- [Goal] Identify the lines that contain the word "with", then copy them.

**** Input

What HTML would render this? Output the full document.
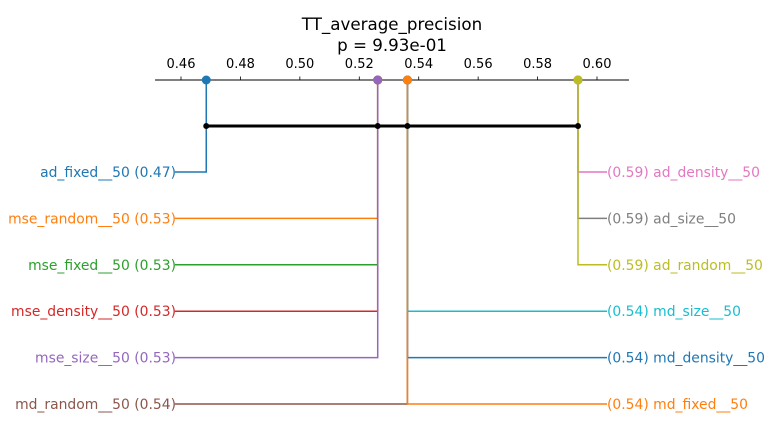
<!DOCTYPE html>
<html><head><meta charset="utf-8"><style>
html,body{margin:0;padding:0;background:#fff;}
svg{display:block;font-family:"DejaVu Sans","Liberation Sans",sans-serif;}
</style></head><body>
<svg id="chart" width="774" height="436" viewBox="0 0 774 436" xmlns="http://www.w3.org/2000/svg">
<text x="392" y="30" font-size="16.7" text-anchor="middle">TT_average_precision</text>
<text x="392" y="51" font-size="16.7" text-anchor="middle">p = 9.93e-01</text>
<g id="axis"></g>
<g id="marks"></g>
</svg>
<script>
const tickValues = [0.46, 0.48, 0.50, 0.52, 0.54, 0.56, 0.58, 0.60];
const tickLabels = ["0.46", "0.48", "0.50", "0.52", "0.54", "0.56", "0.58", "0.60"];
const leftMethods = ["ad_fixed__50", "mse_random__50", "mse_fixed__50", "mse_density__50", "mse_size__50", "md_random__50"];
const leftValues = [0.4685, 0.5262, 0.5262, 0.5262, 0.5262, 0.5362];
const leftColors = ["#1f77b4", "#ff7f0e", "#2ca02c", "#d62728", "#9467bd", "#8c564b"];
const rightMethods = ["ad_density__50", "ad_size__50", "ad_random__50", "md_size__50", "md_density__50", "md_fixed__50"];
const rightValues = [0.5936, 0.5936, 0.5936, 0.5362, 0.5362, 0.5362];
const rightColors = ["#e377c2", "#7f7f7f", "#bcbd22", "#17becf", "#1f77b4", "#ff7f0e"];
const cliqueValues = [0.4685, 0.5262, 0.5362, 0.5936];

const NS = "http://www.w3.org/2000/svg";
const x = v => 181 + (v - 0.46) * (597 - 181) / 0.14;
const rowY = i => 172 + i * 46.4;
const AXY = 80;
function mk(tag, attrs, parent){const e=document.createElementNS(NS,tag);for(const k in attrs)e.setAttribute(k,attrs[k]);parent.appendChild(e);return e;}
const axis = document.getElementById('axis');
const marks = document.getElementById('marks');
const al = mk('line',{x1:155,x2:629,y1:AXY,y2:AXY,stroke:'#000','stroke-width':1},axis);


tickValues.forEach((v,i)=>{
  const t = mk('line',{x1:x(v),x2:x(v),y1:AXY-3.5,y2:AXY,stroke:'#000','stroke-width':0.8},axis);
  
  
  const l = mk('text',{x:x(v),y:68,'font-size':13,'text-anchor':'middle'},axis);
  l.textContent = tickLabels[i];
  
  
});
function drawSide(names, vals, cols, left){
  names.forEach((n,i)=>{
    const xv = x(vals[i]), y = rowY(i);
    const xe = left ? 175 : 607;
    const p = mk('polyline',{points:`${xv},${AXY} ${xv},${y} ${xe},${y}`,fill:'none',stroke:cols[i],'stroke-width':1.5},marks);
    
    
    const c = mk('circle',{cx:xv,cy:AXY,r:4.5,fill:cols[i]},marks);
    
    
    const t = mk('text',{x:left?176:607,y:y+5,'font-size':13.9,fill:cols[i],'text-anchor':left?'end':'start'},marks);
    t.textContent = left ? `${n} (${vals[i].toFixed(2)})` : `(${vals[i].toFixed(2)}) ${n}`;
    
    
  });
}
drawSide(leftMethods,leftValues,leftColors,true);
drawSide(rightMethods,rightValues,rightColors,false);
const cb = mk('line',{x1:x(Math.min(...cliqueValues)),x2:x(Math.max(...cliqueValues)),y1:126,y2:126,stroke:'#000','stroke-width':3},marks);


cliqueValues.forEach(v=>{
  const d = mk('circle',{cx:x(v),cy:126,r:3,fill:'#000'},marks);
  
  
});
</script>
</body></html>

********
**** Input

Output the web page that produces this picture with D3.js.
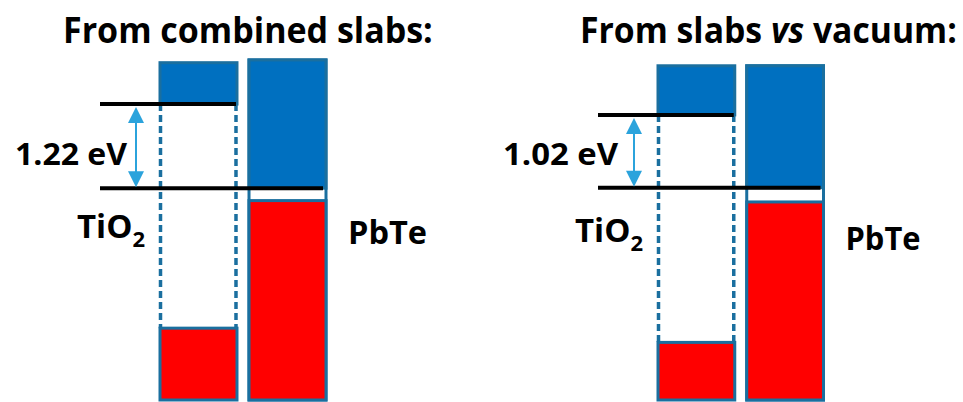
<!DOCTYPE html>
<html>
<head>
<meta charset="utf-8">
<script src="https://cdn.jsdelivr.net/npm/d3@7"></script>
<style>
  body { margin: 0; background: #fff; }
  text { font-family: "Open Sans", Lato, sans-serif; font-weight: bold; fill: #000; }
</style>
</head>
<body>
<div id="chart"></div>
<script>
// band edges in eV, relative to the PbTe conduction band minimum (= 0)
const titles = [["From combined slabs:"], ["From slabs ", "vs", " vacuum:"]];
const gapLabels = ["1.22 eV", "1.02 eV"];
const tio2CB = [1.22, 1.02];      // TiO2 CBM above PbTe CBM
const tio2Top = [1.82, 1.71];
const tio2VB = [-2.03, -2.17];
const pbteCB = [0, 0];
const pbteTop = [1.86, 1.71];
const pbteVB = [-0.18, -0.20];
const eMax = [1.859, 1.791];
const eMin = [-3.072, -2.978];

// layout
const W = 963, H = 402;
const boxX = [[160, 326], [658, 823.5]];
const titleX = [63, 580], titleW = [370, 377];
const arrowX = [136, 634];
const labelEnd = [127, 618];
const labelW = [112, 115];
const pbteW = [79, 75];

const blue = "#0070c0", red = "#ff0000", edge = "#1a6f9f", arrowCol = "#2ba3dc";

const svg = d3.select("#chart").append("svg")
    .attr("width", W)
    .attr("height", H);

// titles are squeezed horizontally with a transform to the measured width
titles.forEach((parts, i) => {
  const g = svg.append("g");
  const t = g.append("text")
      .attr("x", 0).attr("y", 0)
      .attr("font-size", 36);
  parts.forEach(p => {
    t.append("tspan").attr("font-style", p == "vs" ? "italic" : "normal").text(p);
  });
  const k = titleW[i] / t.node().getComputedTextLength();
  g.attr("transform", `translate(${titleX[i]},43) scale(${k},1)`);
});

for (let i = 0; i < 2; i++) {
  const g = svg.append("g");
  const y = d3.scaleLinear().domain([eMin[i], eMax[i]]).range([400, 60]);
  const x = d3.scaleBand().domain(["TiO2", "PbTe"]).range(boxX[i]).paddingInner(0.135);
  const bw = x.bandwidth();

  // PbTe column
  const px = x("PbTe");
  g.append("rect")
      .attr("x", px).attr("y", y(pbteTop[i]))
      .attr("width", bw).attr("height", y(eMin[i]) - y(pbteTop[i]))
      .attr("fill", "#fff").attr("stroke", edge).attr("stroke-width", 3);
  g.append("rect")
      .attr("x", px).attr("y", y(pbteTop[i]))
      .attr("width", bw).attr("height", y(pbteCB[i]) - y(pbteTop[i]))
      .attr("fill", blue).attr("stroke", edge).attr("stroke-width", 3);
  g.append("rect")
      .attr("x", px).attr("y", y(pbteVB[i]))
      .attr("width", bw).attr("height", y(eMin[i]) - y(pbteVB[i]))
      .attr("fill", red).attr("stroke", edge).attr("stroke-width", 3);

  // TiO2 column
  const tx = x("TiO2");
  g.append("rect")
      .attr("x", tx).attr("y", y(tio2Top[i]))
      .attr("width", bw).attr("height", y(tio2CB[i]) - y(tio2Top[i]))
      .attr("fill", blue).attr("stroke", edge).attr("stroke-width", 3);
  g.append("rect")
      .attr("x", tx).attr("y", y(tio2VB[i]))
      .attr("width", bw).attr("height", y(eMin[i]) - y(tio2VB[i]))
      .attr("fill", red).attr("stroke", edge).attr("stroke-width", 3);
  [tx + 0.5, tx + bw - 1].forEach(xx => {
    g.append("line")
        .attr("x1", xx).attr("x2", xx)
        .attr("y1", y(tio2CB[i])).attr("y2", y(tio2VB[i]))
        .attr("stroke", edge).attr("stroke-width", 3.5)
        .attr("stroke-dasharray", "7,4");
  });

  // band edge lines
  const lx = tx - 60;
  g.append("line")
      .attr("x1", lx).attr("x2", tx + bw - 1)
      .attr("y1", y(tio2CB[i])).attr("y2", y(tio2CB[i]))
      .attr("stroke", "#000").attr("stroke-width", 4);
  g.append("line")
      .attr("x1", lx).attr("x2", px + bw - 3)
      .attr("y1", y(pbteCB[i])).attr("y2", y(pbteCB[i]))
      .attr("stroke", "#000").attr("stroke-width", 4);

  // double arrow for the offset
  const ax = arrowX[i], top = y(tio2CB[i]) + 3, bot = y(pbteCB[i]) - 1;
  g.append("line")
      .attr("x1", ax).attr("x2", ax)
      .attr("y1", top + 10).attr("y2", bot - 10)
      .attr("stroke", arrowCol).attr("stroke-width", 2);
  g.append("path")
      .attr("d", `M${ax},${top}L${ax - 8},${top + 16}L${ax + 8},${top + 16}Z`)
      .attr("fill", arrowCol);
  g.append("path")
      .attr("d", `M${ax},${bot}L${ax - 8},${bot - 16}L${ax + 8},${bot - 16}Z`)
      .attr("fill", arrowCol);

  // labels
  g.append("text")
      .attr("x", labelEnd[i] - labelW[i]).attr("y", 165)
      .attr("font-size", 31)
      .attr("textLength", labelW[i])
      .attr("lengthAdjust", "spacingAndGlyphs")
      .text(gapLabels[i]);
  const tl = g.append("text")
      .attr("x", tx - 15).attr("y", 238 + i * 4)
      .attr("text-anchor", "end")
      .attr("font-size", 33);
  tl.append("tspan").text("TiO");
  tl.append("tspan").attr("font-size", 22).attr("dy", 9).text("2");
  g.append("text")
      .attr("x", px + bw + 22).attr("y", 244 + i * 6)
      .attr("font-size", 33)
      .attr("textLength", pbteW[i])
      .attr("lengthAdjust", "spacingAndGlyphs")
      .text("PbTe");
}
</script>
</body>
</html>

********

- [Response to the exercise]
Output the web page that produces this picture with D3.js.
// titles are squeezed horizontally with a transform to the measured width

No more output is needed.